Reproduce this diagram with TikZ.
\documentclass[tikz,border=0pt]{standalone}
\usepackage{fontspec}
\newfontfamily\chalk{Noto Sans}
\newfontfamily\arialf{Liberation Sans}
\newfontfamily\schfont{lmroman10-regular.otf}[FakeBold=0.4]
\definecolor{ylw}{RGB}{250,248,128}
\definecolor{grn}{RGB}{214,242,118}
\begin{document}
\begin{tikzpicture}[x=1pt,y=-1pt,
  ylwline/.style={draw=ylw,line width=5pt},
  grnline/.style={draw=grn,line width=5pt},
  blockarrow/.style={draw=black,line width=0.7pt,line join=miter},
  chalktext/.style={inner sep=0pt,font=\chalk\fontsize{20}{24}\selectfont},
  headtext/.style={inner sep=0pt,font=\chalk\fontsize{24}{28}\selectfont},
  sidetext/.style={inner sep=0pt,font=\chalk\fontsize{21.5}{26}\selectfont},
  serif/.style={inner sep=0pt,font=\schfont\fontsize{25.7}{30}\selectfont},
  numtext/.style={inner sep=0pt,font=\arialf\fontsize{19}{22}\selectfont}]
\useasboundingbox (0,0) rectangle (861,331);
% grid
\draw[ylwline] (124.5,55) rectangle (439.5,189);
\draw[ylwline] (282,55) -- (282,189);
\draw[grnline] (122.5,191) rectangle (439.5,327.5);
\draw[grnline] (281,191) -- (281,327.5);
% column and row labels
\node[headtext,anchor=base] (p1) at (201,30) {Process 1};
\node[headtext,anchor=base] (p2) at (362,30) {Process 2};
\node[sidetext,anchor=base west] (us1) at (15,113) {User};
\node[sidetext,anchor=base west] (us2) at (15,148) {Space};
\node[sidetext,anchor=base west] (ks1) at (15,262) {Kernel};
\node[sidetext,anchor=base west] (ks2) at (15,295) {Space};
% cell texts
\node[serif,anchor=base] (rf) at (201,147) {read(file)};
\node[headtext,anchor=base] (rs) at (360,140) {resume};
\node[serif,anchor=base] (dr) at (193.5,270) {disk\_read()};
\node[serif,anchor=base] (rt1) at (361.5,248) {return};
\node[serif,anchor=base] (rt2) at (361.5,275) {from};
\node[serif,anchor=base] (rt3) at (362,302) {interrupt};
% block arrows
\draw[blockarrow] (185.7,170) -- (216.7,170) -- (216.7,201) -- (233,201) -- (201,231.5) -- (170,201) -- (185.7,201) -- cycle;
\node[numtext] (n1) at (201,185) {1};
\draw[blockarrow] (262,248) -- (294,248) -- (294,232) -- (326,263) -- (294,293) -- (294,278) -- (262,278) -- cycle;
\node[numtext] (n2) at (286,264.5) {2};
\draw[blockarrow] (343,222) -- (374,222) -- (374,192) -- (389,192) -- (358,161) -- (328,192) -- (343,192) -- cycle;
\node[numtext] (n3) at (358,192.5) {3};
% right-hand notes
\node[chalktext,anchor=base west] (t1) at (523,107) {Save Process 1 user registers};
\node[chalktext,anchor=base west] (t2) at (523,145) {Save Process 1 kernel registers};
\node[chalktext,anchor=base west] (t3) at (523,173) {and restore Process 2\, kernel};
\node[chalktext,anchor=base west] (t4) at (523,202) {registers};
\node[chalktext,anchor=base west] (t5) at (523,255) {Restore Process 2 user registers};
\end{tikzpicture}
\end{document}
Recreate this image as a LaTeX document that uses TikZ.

:: WRITTEN PROBLEM ::
Quote the data in full, keeping each word unchanged.

:: THE COMPLETED TASK ::
Reproduce this diagram with TikZ.
\documentclass[tikz,border=0pt]{standalone}
\usepackage{fontspec}
\newfontfamily\chalk{Noto Sans}
\newfontfamily\arialf{Liberation Sans}
\newfontfamily\schfont{lmroman10-regular.otf}[FakeBold=0.4]
\definecolor{ylw}{RGB}{250,248,128}
\definecolor{grn}{RGB}{214,242,118}
\begin{document}
\begin{tikzpicture}[x=1pt,y=-1pt,
  ylwline/.style={draw=ylw,line width=5pt},
  grnline/.style={draw=grn,line width=5pt},
  blockarrow/.style={draw=black,line width=0.7pt,line join=miter},
  chalktext/.style={inner sep=0pt,font=\chalk\fontsize{20}{24}\selectfont},
  headtext/.style={inner sep=0pt,font=\chalk\fontsize{24}{28}\selectfont},
  sidetext/.style={inner sep=0pt,font=\chalk\fontsize{21.5}{26}\selectfont},
  serif/.style={inner sep=0pt,font=\schfont\fontsize{25.7}{30}\selectfont},
  numtext/.style={inner sep=0pt,font=\arialf\fontsize{19}{22}\selectfont}]
\useasboundingbox (0,0) rectangle (861,331);
% grid
\draw[ylwline] (124.5,55) rectangle (439.5,189);
\draw[ylwline] (282,55) -- (282,189);
\draw[grnline] (122.5,191) rectangle (439.5,327.5);
\draw[grnline] (281,191) -- (281,327.5);
% column and row labels
\node[headtext,anchor=base] (p1) at (201,30) {Process 1};
\node[headtext,anchor=base] (p2) at (362,30) {Process 2};
\node[sidetext,anchor=base west] (us1) at (15,113) {User};
\node[sidetext,anchor=base west] (us2) at (15,148) {Space};
\node[sidetext,anchor=base west] (ks1) at (15,262) {Kernel};
\node[sidetext,anchor=base west] (ks2) at (15,295) {Space};
% cell texts
\node[serif,anchor=base] (rf) at (201,147) {read(file)};
\node[headtext,anchor=base] (rs) at (360,140) {resume};
\node[serif,anchor=base] (dr) at (193.5,270) {disk\_read()};
\node[serif,anchor=base] (rt1) at (361.5,248) {return};
\node[serif,anchor=base] (rt2) at (361.5,275) {from};
\node[serif,anchor=base] (rt3) at (362,302) {interrupt};
% block arrows
\draw[blockarrow] (185.7,170) -- (216.7,170) -- (216.7,201) -- (233,201) -- (201,231.5) -- (170,201) -- (185.7,201) -- cycle;
\node[numtext] (n1) at (201,185) {1};
\draw[blockarrow] (262,248) -- (294,248) -- (294,232) -- (326,263) -- (294,293) -- (294,278) -- (262,278) -- cycle;
\node[numtext] (n2) at (286,264.5) {2};
\draw[blockarrow] (343,222) -- (374,222) -- (374,192) -- (389,192) -- (358,161) -- (328,192) -- (343,192) -- cycle;
\node[numtext] (n3) at (358,192.5) {3};
% right-hand notes
\node[chalktext,anchor=base west] (t1) at (523,107) {Save Process 1 user registers};
\node[chalktext,anchor=base west] (t2) at (523,145) {Save Process 1 kernel registers};
\node[chalktext,anchor=base west] (t3) at (523,173) {and restore Process 2\, kernel};
\node[chalktext,anchor=base west] (t4) at (523,202) {registers};
\node[chalktext,anchor=base west] (t5) at (523,255) {Restore Process 2 user registers};
\end{tikzpicture}
\end{document}
Recreate this image as a LaTeX document that uses TikZ.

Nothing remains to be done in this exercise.